Quote every line of the data below as it stands, omitting pictures.
--- begin DATA EXCERPT ---
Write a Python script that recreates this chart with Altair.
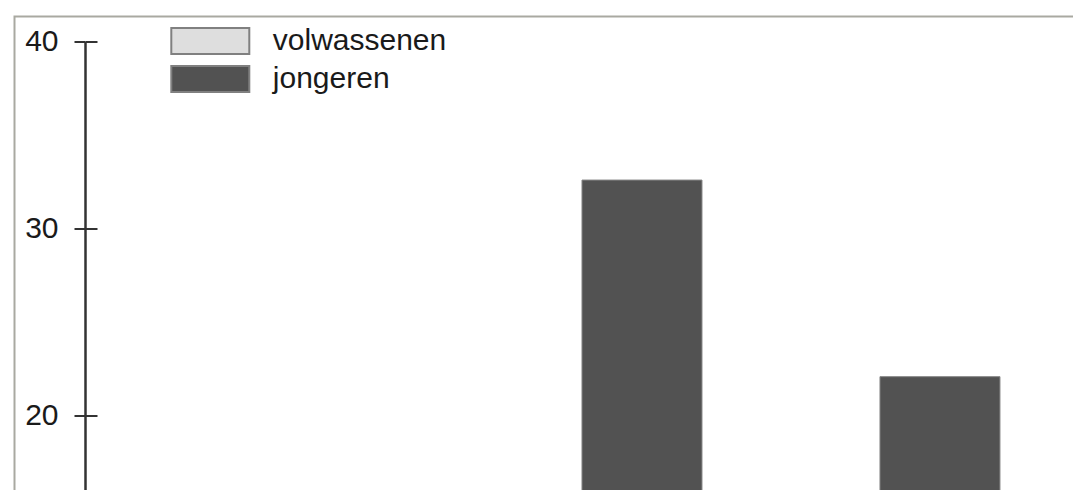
import altair as alt
import pandas as pd

# series and categories
series = ["volwassenen", "jongeren"]
groups = ["groep 2", "groep 3"]

# visible bars (the rest of the chart lies below the cropped area)
bar_group = ["groep 2", "groep 3"]
bar_series = ["jongeren", "jongeren"]
bar_values = [32.6, 22.1]

y_ticks = [20, 30, 40]
colors = ["#dedede", "#525252"]

df = pd.DataFrame({"groep": bar_group, "reeks": bar_series, "waarde": bar_values})

W, H = 1062, 477
y_min, y_max = 15.86, 41.335
FONT = "Liberation Sans"
FS = 30

yscale = alt.Scale(domain=[y_min, y_max], zero=False, nice=False)
xscale = alt.Scale(domain=groups, paddingInner=0, paddingOuter=0.782, align=0.898)
offscale = alt.Scale(domain=series, paddingInner=0, paddingOuter=0.2417)

bars = alt.Chart(df).mark_bar(clip=True, stroke="#858585", strokeWidth=1).encode(
    x=alt.X("groep:N", scale=xscale, axis=None),
    xOffset=alt.XOffset("reeks:N", scale=offscale),
    y=alt.Y(
        "waarde:Q",
        scale=yscale,
        axis=alt.Axis(
            orient="left", offset=-70.5, values=y_ticks, domain=False,
            tickSize=11, tickWidth=2, tickColor="#333",
            labelFontSize=FS, labelFont=FONT, labelColor="#1a1a1a",
            labelPadding=16, grid=False, title=None,
        ),
    ),
    color=alt.Color(
        "reeks:N",
        scale=alt.Scale(domain=series, range=colors),
        legend=alt.Legend(
            title=None, orient="none", legendX=180.8, legendY=9.5,
            symbolType="M-3,-1H3V1H-3Z", symbolSize=676,
            symbolStrokeColor="#808080", symbolStrokeWidth=2, symbolOpacity=1,
            labelFontSize=FS, labelFont=FONT, labelColor="#1a1a1a",
            labelOffset=47.5, rowPadding=4, padding=0, labelLimit=400,
        ),
    ),
)

axis_right = alt.Chart(df).mark_bar(opacity=0, clip=True).encode(
    y=alt.Y(
        "waarde:Q",
        scale=yscale,
        axis=alt.Axis(
            orient="right", offset=-991.5, values=y_ticks, labels=False,
            tickSize=12, tickWidth=2, tickColor="#333",
            domain=True, domainColor="#333", domainWidth=2.5,
            domainDash=[452, 200], grid=False, title=None,
        ),
    ),
)

chart = (
    alt.layer(bars, axis_right)
    .resolve_axis(y="independent")
    .properties(
        width=W, height=H,
        autosize=alt.AutoSizeParams(type="none"),
        padding={"left": 6.5, "top": 8.5, "right": -4, "bottom": 0},
        background="white",
    )
    .configure_view(stroke="#a9a9a1", strokeWidth=2)
)

chart.save("out.html", embed_options={"renderer": "svg", "actions": False})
--- end DATA EXCERPT ---
EXERCISE ANSWER.
Write a Python script that recreates this chart with Altair.
import altair as alt
import pandas as pd

# series and categories
series = ["volwassenen", "jongeren"]
groups = ["groep 2", "groep 3"]

# visible bars (the rest of the chart lies below the cropped area)
bar_group = ["groep 2", "groep 3"]
bar_series = ["jongeren", "jongeren"]
bar_values = [32.6, 22.1]

y_ticks = [20, 30, 40]
colors = ["#dedede", "#525252"]

df = pd.DataFrame({"groep": bar_group, "reeks": bar_series, "waarde": bar_values})

W, H = 1062, 477
y_min, y_max = 15.86, 41.335
FONT = "Liberation Sans"
FS = 30

yscale = alt.Scale(domain=[y_min, y_max], zero=False, nice=False)
xscale = alt.Scale(domain=groups, paddingInner=0, paddingOuter=0.782, align=0.898)
offscale = alt.Scale(domain=series, paddingInner=0, paddingOuter=0.2417)

bars = alt.Chart(df).mark_bar(clip=True, stroke="#858585", strokeWidth=1).encode(
    x=alt.X("groep:N", scale=xscale, axis=None),
    xOffset=alt.XOffset("reeks:N", scale=offscale),
    y=alt.Y(
        "waarde:Q",
        scale=yscale,
        axis=alt.Axis(
            orient="left", offset=-70.5, values=y_ticks, domain=False,
            tickSize=11, tickWidth=2, tickColor="#333",
            labelFontSize=FS, labelFont=FONT, labelColor="#1a1a1a",
            labelPadding=16, grid=False, title=None,
        ),
    ),
    color=alt.Color(
        "reeks:N",
        scale=alt.Scale(domain=series, range=colors),
        legend=alt.Legend(
            title=None, orient="none", legendX=180.8, legendY=9.5,
            symbolType="M-3,-1H3V1H-3Z", symbolSize=676,
            symbolStrokeColor="#808080", symbolStrokeWidth=2, symbolOpacity=1,
            labelFontSize=FS, labelFont=FONT, labelColor="#1a1a1a",
            labelOffset=47.5, rowPadding=4, padding=0, labelLimit=400,
        ),
    ),
)

axis_right = alt.Chart(df).mark_bar(opacity=0, clip=True).encode(
    y=alt.Y(
        "waarde:Q",
        scale=yscale,
        axis=alt.Axis(
            orient="right", offset=-991.5, values=y_ticks, labels=False,
            tickSize=12, tickWidth=2, tickColor="#333",
            domain=True, domainColor="#333", domainWidth=2.5,
            domainDash=[452, 200], grid=False, title=None,
        ),
    ),
)

chart = (
    alt.layer(bars, axis_right)
    .resolve_axis(y="independent")
    .properties(
        width=W, height=H,
        autosize=alt.AutoSizeParams(type="none"),
        padding={"left": 6.5, "top": 8.5, "right": -4, "bottom": 0},
        background="white",
    )
    .configure_view(stroke="#a9a9a1", strokeWidth=2)
)

chart.save("out.html", embed_options={"renderer": "svg", "actions": False})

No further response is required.